### TASK INSTRUCTIONS
Retype nothing but the lines from the start of the material up to and including the line with "edges = np.cumsum([0]". Pictures don't belong in the copy.
--------------------------------
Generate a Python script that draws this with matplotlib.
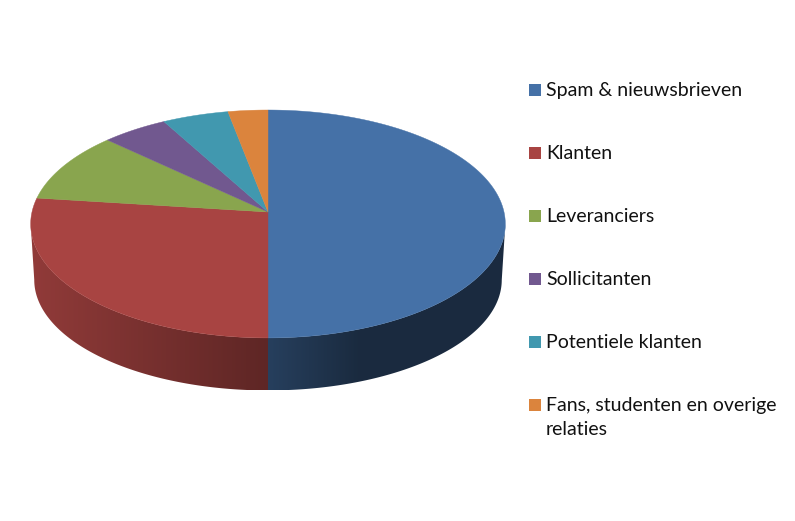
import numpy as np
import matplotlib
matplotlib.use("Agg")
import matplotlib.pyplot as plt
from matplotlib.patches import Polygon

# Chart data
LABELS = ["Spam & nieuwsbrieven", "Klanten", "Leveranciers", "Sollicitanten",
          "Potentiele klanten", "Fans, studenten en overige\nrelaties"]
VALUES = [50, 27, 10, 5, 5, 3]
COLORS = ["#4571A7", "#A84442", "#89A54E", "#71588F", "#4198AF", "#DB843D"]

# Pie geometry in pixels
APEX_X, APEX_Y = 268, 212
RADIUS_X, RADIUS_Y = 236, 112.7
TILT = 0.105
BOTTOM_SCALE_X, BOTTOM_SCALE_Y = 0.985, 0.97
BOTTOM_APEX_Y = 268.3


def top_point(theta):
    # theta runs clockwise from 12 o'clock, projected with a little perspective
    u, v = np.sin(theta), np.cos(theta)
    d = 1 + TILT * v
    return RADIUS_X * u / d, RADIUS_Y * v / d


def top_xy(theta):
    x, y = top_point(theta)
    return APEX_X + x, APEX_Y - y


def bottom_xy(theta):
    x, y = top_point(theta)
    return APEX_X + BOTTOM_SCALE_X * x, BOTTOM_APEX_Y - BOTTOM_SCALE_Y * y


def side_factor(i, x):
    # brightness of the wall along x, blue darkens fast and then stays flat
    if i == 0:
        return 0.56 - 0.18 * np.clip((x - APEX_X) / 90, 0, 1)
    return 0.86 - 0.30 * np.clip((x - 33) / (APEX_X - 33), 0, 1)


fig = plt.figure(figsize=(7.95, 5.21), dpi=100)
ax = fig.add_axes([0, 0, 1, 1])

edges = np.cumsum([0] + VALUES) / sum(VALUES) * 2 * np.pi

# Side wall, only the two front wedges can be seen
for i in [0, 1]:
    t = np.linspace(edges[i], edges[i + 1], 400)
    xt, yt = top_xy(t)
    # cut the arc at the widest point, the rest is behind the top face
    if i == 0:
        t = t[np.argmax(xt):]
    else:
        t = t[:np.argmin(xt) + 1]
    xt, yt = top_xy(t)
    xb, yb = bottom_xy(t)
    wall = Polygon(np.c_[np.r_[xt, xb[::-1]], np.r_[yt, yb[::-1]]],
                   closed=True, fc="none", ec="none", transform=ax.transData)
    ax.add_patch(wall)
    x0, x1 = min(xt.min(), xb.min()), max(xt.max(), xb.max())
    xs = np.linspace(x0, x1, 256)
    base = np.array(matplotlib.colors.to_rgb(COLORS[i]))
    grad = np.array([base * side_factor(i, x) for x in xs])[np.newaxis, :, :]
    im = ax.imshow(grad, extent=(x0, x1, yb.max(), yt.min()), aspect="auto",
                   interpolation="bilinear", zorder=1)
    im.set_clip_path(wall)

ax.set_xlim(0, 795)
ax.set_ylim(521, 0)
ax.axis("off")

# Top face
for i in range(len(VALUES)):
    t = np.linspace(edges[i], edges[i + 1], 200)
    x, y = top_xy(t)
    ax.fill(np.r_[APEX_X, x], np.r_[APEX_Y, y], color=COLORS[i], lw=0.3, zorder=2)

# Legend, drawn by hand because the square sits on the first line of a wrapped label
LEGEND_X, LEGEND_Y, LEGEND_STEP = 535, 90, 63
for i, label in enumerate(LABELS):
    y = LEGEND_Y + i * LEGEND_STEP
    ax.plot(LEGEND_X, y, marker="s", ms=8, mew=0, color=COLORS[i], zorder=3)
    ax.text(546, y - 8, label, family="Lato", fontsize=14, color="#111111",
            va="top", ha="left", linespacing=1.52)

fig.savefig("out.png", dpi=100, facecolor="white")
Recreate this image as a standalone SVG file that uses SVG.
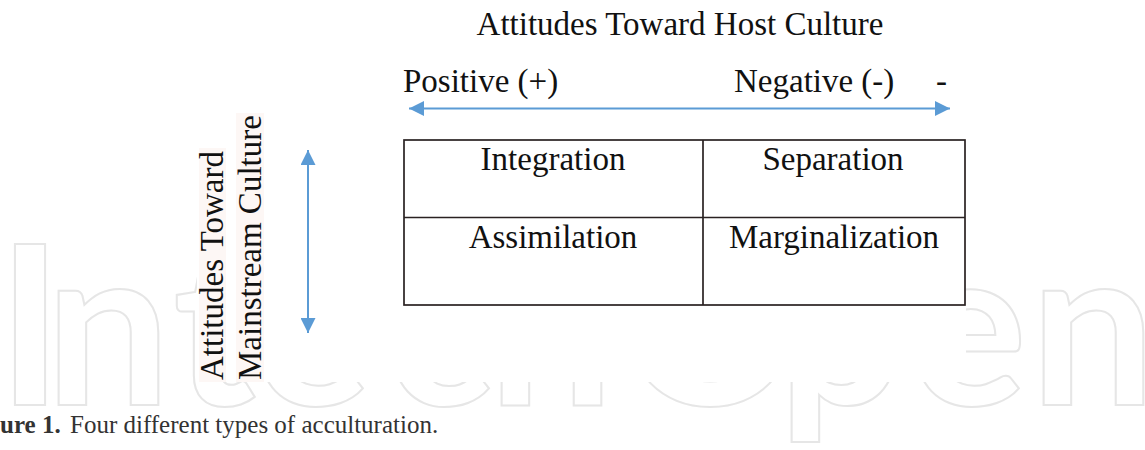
--------------------------------
### RESULT BELOW
Generate a Python script that draws this with matplotlib.
import numpy as np
import matplotlib
matplotlib.use("Agg")
import matplotlib.pyplot as plt
from matplotlib.patches import Polygon

# Chart data
LABELS = ["Spam & nieuwsbrieven", "Klanten", "Leveranciers", "Sollicitanten",
          "Potentiele klanten", "Fans, studenten en overige\nrelaties"]
VALUES = [50, 27, 10, 5, 5, 3]
COLORS = ["#4571A7", "#A84442", "#89A54E", "#71588F", "#4198AF", "#DB843D"]

# Pie geometry in pixels
APEX_X, APEX_Y = 268, 212
RADIUS_X, RADIUS_Y = 236, 112.7
TILT = 0.105
BOTTOM_SCALE_X, BOTTOM_SCALE_Y = 0.985, 0.97
BOTTOM_APEX_Y = 268.3


def top_point(theta):
    # theta runs clockwise from 12 o'clock, projected with a little perspective
    u, v = np.sin(theta), np.cos(theta)
    d = 1 + TILT * v
    return RADIUS_X * u / d, RADIUS_Y * v / d


def top_xy(theta):
    x, y = top_point(theta)
    return APEX_X + x, APEX_Y - y


def bottom_xy(theta):
    x, y = top_point(theta)
    return APEX_X + BOTTOM_SCALE_X * x, BOTTOM_APEX_Y - BOTTOM_SCALE_Y * y


def side_factor(i, x):
    # brightness of the wall along x, blue darkens fast and then stays flat
    if i == 0:
        return 0.56 - 0.18 * np.clip((x - APEX_X) / 90, 0, 1)
    return 0.86 - 0.30 * np.clip((x - 33) / (APEX_X - 33), 0, 1)


fig = plt.figure(figsize=(7.95, 5.21), dpi=100)
ax = fig.add_axes([0, 0, 1, 1])

edges = np.cumsum([0] + VALUES) / sum(VALUES) * 2 * np.pi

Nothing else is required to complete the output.